[Entries with chart source code]
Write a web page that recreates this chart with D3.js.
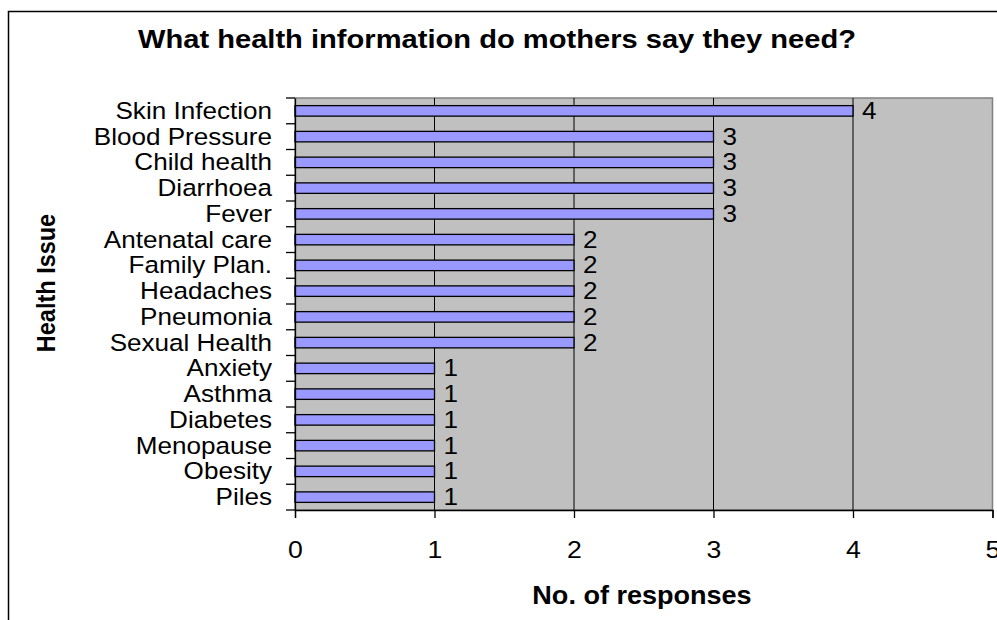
<!DOCTYPE html>
<html>
<head>
<meta charset="utf-8">
<script src="https://cdn.jsdelivr.net/npm/d3@7"></script>
<style>
  html, body { margin: 0; padding: 0; background: #fff; }
  svg { display: block; font-family: "Liberation Sans", Arial, sans-serif; }
</style>
</head>
<body>
<svg id="chart" width="997" height="620"></svg>
<script>
// Health topics, top to bottom, and the number of responses for each
const categories = [
  "Skin Infection", "Blood Pressure", "Child health", "Diarrhoea", "Fever ",
  "Antenatal care", "Family Plan.", "Headaches", "Pneumonia", "Sexual Health",
  "Anxiety", "Asthma", "Diabetes", "Menopause", "Obesity", "Piles"
];
const responses = [4, 3, 3, 3, 3, 2, 2, 2, 2, 2, 1, 1, 1, 1, 1, 1];
const xTicks = [0, 1, 2, 3, 4, 5];

const titleText = "What health information do mothers say they need?";
const xTitle = "No. of responses";
const yTitle = "Health Issue";

const FONT = "'Liberation Sans', Arial, sans-serif";
const SX = 1.11; // the chart's text is drawn slightly wide

const svg = d3.select("#chart");

// outer chart frame (runs off the right and bottom edges)
svg.append("rect")
  .attr("x", 8.5).attr("y", 11.5)
  .attr("width", 1000).attr("height", 700)
  .attr("fill", "#fff").attr("stroke", "#000").attr("stroke-width", 1.5);

const plot = { left: 295, right: 992.5, top: 98, bottom: 510 };

const x = d3.scaleLinear().domain([0, 5]).range([plot.left, plot.right]);
const yBand = d3.scaleBand().domain(categories).range([plot.top, plot.bottom]);
const barH = 10.5;

// plot area background
svg.append("rect")
  .attr("x", plot.left).attr("y", plot.top)
  .attr("width", plot.right - plot.left).attr("height", plot.bottom - plot.top)
  .attr("fill", "#c0c0c0").attr("stroke", "#808080").attr("stroke-width", 1.5);

// vertical gridlines
svg.append("g").selectAll("line")
  .data(xTicks.filter(t => t > 0 && t < 5))
  .join("line")
  .attr("x1", d => x(d)).attr("x2", d => x(d))
  .attr("y1", plot.top).attr("y2", plot.bottom)
  .attr("stroke", "#000").attr("stroke-width", 1);

// bars
svg.append("g").selectAll("rect")
  .data(categories)
  .join("rect")
  .attr("x", x(0))
  .attr("y", d => yBand(d) + (yBand.bandwidth() - barH) / 2)
  .attr("width", (d, i) => x(responses[i]) - x(0))
  .attr("height", barH)
  .attr("fill", "#9999ff").attr("stroke", "#000").attr("stroke-width", 1.3);

// value labels
svg.append("g").selectAll("text")
  .data(categories)
  .join("text")
  .attr("transform", (d, i) =>
    `translate(${x(responses[i]) + 9},${yBand(d) + yBand.bandwidth() / 2 + 8}) scale(${SX},1)`)
  .attr("font-size", 23.5)
  .attr("font-family", FONT)
  .attr("fill", "#000")
  .text((d, i) => responses[i]);

// y axis
const yAxis = d3.axisLeft(yBand).tickSize(0);
const gy = svg.append("g").attr("transform", `translate(${plot.left},0)`).call(yAxis);
gy.select(".domain").attr("stroke", "#000").attr("stroke-width", 1.3);
gy.selectAll(".tick text")
  .attr("x", 0).attr("dy", null)
  .attr("transform", `translate(-23,8) scale(${SX},1)`)
  .attr("font-size", 23.5).attr("fill", "#000").attr("font-family", FONT);
// tick marks between categories
const bounds = categories.map(c => yBand(c)).concat([plot.bottom]);
gy.append("g").selectAll("line")
  .data(bounds)
  .join("line")
  .attr("x1", -9).attr("x2", 0)
  .attr("y1", d => d).attr("y2", d => d)
  .attr("stroke", "#000").attr("stroke-width", 1.3);

// x axis
const xAxis = d3.axisBottom(x).tickValues(xTicks).tickSize(8).tickFormat(d3.format("d"));
const gx = svg.append("g").attr("transform", `translate(0,${plot.bottom})`).call(xAxis);
gx.select(".domain").attr("stroke", "#000").attr("stroke-width", 1.3);
gx.selectAll(".tick line").attr("stroke", "#000").attr("stroke-width", 1.3);
gx.selectAll(".tick text")
  .attr("y", 0).attr("dy", null)
  .attr("transform", `translate(0,48) scale(${SX},1)`)
  .attr("font-size", 24).attr("fill", "#000").attr("font-family", FONT);

// titles
svg.append("text")
  .attr("transform", "translate(497,48) scale(1.12,1)")
  .attr("text-anchor", "middle")
  .attr("font-size", 26).attr("font-weight", "bold").attr("font-family", FONT)
  .text(titleText);

svg.append("text")
  .attr("transform", "translate(642,604) scale(1.04,1)")
  .attr("text-anchor", "middle")
  .attr("font-size", 26).attr("font-weight", "bold").attr("font-family", FONT)
  .text(xTitle);

svg.append("text")
  .attr("transform", "translate(55,283) scale(1.12,1) rotate(-90)")
  .attr("text-anchor", "middle")
  .attr("font-size", 23.5).attr("font-weight", "bold").attr("font-family", FONT)
  .text(yTitle);
</script>
</body>
</html>
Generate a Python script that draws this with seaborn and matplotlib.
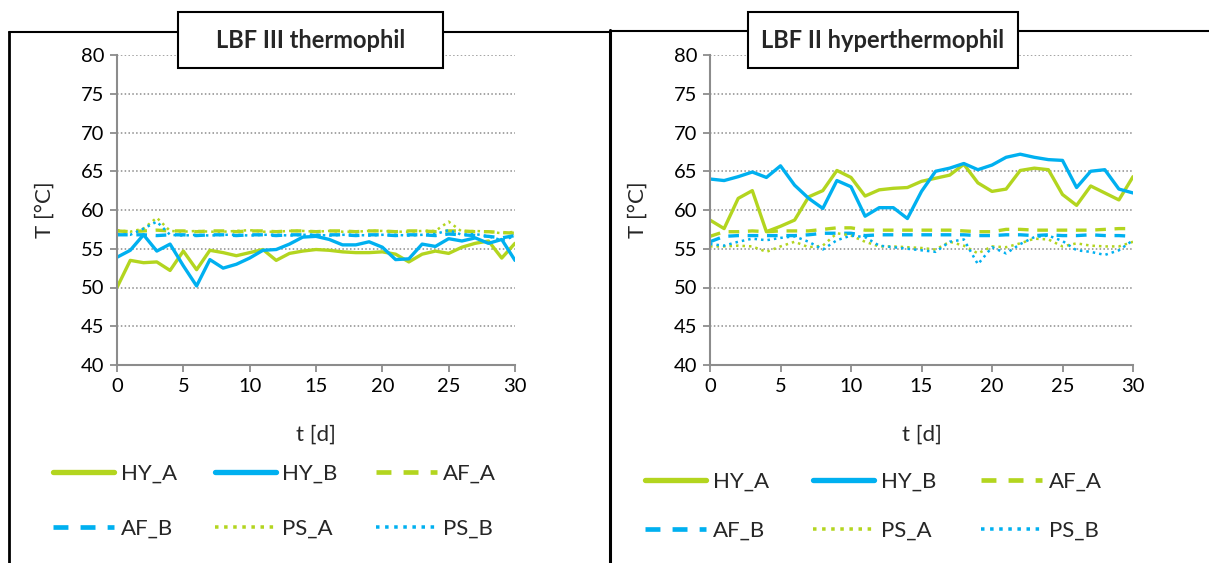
import matplotlib
matplotlib.use('Agg')
import matplotlib.pyplot as plt
from matplotlib.patches import Rectangle
from matplotlib.lines import Line2D
import seaborn as sns
import pandas as pd

# days of the run
days = list(range(31))

# LBF III thermophil
left_hy_a = [50.0, 53.5, 53.2, 53.3, 52.2, 54.7, 52.3, 54.8, 54.5, 54.1, 54.5,
             54.9, 53.5, 54.4, 54.7, 54.9, 54.8, 54.6, 54.5, 54.5, 54.6,
             54.3, 53.3, 54.3, 54.7, 54.4, 55.2, 55.7, 56.0, 53.8, 55.7]
left_hy_b = [53.9, 54.8, 56.8, 54.7, 55.6, 52.8, 50.2, 53.6, 52.5, 53.0, 53.8,
             54.8, 54.9, 55.6, 56.5, 56.6, 56.2, 55.5, 55.5, 55.9, 55.2,
             53.6, 53.7, 55.6, 55.3, 56.3, 56.0, 56.4, 55.7, 56.2, 53.5]
left_af_a = [57.3, 57.2, 57.3, 57.4, 57.3, 57.3, 57.2, 57.3, 57.3, 57.2, 57.3,
             57.3, 57.2, 57.3, 57.3, 57.2, 57.3, 57.3, 57.2, 57.3, 57.3,
             57.2, 57.3, 57.3, 57.2, 57.3, 57.3, 57.2, 57.2, 57.1, 57.0]
left_af_b = [56.8, 56.8, 56.8, 56.7, 56.8, 56.8, 56.7, 56.8, 56.8, 56.7, 56.8,
             56.8, 56.7, 56.8, 56.8, 56.7, 56.8, 56.8, 56.7, 56.8, 56.8,
             56.7, 56.8, 56.8, 56.7, 56.9, 56.8, 56.7, 56.6, 56.4, 56.7]
left_ps_a = [57.4, 57.2, 57.6, 59.0, 57.3, 57.2, 57.3, 57.2, 57.2, 57.3, 57.4,
             57.2, 57.2, 57.3, 57.3, 57.2, 57.3, 57.2, 57.2, 57.3, 57.3,
             57.2, 57.2, 57.3, 57.3, 58.5, 57.2, 57.3, 57.2, 57.0, 57.2]
left_ps_b = [56.9, 56.8, 57.6, 58.5, 56.8, 56.7, 56.8, 56.7, 56.8, 56.8, 56.7,
             56.8, 56.8, 56.7, 56.8, 56.8, 56.7, 56.8, 56.8, 56.7, 56.8,
             56.8, 56.7, 56.8, 56.9, 57.4, 56.8, 56.9, 56.6, 56.1, 56.6]

# LBF II hyperthermophil
right_hy_a = [58.7, 57.6, 61.5, 62.5, 57.2, 57.9, 58.7, 61.7, 62.5, 65.1, 64.2,
              61.8, 62.6, 62.8, 62.9, 63.7, 64.1, 64.5, 65.9, 63.5, 62.4,
              62.7, 65.1, 65.4, 65.2, 62.0, 60.6, 63.1, 62.2, 61.3, 64.3]
right_hy_b = [64.0, 63.8, 64.3, 64.9, 64.2, 65.7, 63.2, 61.5, 60.2, 63.8, 63.0,
              59.2, 60.3, 60.3, 58.9, 62.4, 65.0, 65.4, 66.0, 65.2, 65.8,
              66.8, 67.2, 66.8, 66.5, 66.4, 62.9, 65.0, 65.2, 62.7, 62.2]
right_af_a = [56.6, 57.2, 57.2, 57.3, 57.2, 57.3, 57.3, 57.3, 57.5, 57.7, 57.7,
              57.4, 57.4, 57.4, 57.4, 57.4, 57.4, 57.4, 57.3, 57.2, 57.2,
              57.5, 57.5, 57.4, 57.4, 57.4, 57.4, 57.4, 57.5, 57.6, 57.6]
right_af_b = [55.9, 56.6, 56.7, 56.7, 56.7, 56.7, 56.7, 56.8, 57.0, 57.0, 57.0,
              56.7, 56.8, 56.8, 56.8, 56.8, 56.8, 56.8, 56.8, 56.7, 56.7,
              56.8, 56.8, 56.7, 56.8, 56.7, 56.7, 56.8, 56.7, 56.7, 56.6]
right_ps_a = [55.3, 55.3, 55.4, 55.3, 54.6, 55.3, 55.9, 55.2, 55.4, 57.0, 56.7,
              55.9, 55.3, 55.3, 55.2, 55.1, 54.9, 55.9, 55.4, 54.4, 55.3,
              55.2, 55.7, 56.3, 56.2, 55.3, 55.7, 55.4, 55.3, 55.3, 55.9]
right_ps_b = [55.6, 55.4, 55.9, 56.3, 56.1, 56.4, 56.6, 55.9, 54.9, 56.1, 56.7,
              56.5, 55.4, 55.2, 55.0, 54.8, 54.6, 55.9, 56.2, 53.0, 55.2,
              54.4, 55.6, 56.5, 56.7, 56.0, 54.8, 54.6, 54.2, 54.8, 56.1]

series_names = ['HY_A', 'HY_B', 'AF_A', 'AF_B', 'PS_A', 'PS_B']
green = '#B3D51F'
blue = '#00B0F0'
colors = [green, blue, green, blue, green, blue]
styles = ['-', '-', (0, (3.2, 2.6)), (0, (3.2, 2.6)), (0, (1, 1.6)), (0, (1, 1.6))]
widths = [2.4, 2.4, 2.4, 2.4, 1.8, 1.8]

FONT = ['Lato', 'DejaVu Sans']
plt.rcParams['font.family'] = FONT
sns.set_style('white')
plt.rcParams['font.family'] = FONT

W, H = 1209, 563
fig = plt.figure(figsize=(W / 100, H / 100), dpi=100)


def fx(px):
    return px / W


def fy(py):
    return 1 - py / H


def draw_panel(rect, data, title, title_box, legend_pos, colspace, rowspace):
    ax = fig.add_axes(rect)
    df = pd.DataFrame({'t': days})
    for name, vals in zip(series_names, data):
        df[name] = vals
    for name, c, ls, lw in zip(series_names, colors, styles, widths):
        sns.lineplot(data=df, x='t', y=name, ax=ax, color=c, linestyle=ls,
                     linewidth=lw, label=name, legend=False)
    ax.set_xlim(0, 30)
    ax.set_ylim(40, 80)
    ax.set_xticks(range(0, 31, 5))
    ax.set_yticks(range(40, 81, 5))
    ax.grid(False)
    for yv in range(45, 81, 5):
        ax.axhline(yv, color='#8c8c8c', linestyle=(0, (1, 1.5)), linewidth=1.1, zorder=0)
    for s in ['top', 'right']:
        ax.spines[s].set_visible(False)
    for s in ['left', 'bottom']:
        ax.spines[s].set_color('#8c8c8c')
        ax.spines[s].set_linewidth(1.5)
    ax.tick_params(axis='both', direction='out', length=5, width=1.3, color='#8c8c8c',
                   labelsize=14.5, labelcolor='black', pad=4, left=True, bottom=True)
    ax.set_xlabel('t [d]', fontsize=16, labelpad=22)
    ax.set_ylabel('T [°C]', fontsize=16, labelpad=19)

    handles = [Line2D([0], [0], color=c, linestyle=ls, linewidth=lw * 1.4 if ls != '-' else lw * 1.6)
               for c, ls, lw in zip(colors, styles, widths)]
    order = [0, 3, 1, 4, 2, 5]
    fig.legend([handles[i] for i in order], [series_names[i] for i in order],
               ncol=3, loc='upper left', bbox_to_anchor=legend_pos,
               bbox_transform=fig.transFigure, frameon=False, fontsize=16,
               handlelength=2.75, handletextpad=0.3, columnspacing=colspace,
               labelspacing=rowspace, borderpad=0, borderaxespad=0)

    x0, y0, x1, y1 = title_box
    fig.add_artist(Rectangle((fx(x0), fy(y1)), fx(x1 - x0), (y1 - y0) / H,
                             transform=fig.transFigure, facecolor='white',
                             edgecolor='black', linewidth=1.5, zorder=5))
    fig.text(fx((x0 + x1) / 2), fy((y0 + y1) / 2), title, ha='center', va='center',
             fontsize=17, fontweight='bold', zorder=6)
    return ax


# panel frames
fig.add_artist(Line2D([fx(9), fx(9)], [fy(32), 0], color='black', linewidth=2))
fig.add_artist(Line2D([fx(9), fx(611)], [fy(32), fy(32)], color='black', linewidth=1.5))
fig.add_artist(Line2D([fx(610), fx(610)], [fy(30), 0], color='black', linewidth=2.2))
fig.add_artist(Line2D([fx(611), 1], [fy(31), fy(31)], color='black', linewidth=1.5))

draw_panel([fx(117), fy(365), fx(515 - 117), (365 - 55) / H],
           [left_hy_a, left_hy_b, left_af_a, left_af_b, left_ps_a, left_ps_b],
           'LBF III thermophil', (178, 12, 443, 68), (fx(53), fy(464)), 1.7, 1.58)
draw_panel([fx(710), fy(365), fx(1133 - 710), (365 - 55) / H],
           [right_hy_a, right_hy_b, right_af_a, right_af_b, right_ps_a, right_ps_b],
           'LBF II hyperthermophil', (748, 12, 1018, 68), (fx(645), fy(472)), 2.0, 1.28)

plt.savefig('out.png', dpi=100)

== TASK TO COMPLETE ==
In the entries above, find the line that contains "const xTicks = [0, 1, 2, 3, 4, 5];", then repeat exactly every line from the first one through that line, with no pictures.

== ANSWER FOR THIS EXERCISE ==
Write a web page that recreates this chart with D3.js.
<!DOCTYPE html>
<html>
<head>
<meta charset="utf-8">
<script src="https://cdn.jsdelivr.net/npm/d3@7"></script>
<style>
  html, body { margin: 0; padding: 0; background: #fff; }
  svg { display: block; font-family: "Liberation Sans", Arial, sans-serif; }
</style>
</head>
<body>
<svg id="chart" width="997" height="620"></svg>
<script>
// Health topics, top to bottom, and the number of responses for each
const categories = [
  "Skin Infection", "Blood Pressure", "Child health", "Diarrhoea", "Fever ",
  "Antenatal care", "Family Plan.", "Headaches", "Pneumonia", "Sexual Health",
  "Anxiety", "Asthma", "Diabetes", "Menopause", "Obesity", "Piles"
];
const responses = [4, 3, 3, 3, 3, 2, 2, 2, 2, 2, 1, 1, 1, 1, 1, 1];
const xTicks = [0, 1, 2, 3, 4, 5];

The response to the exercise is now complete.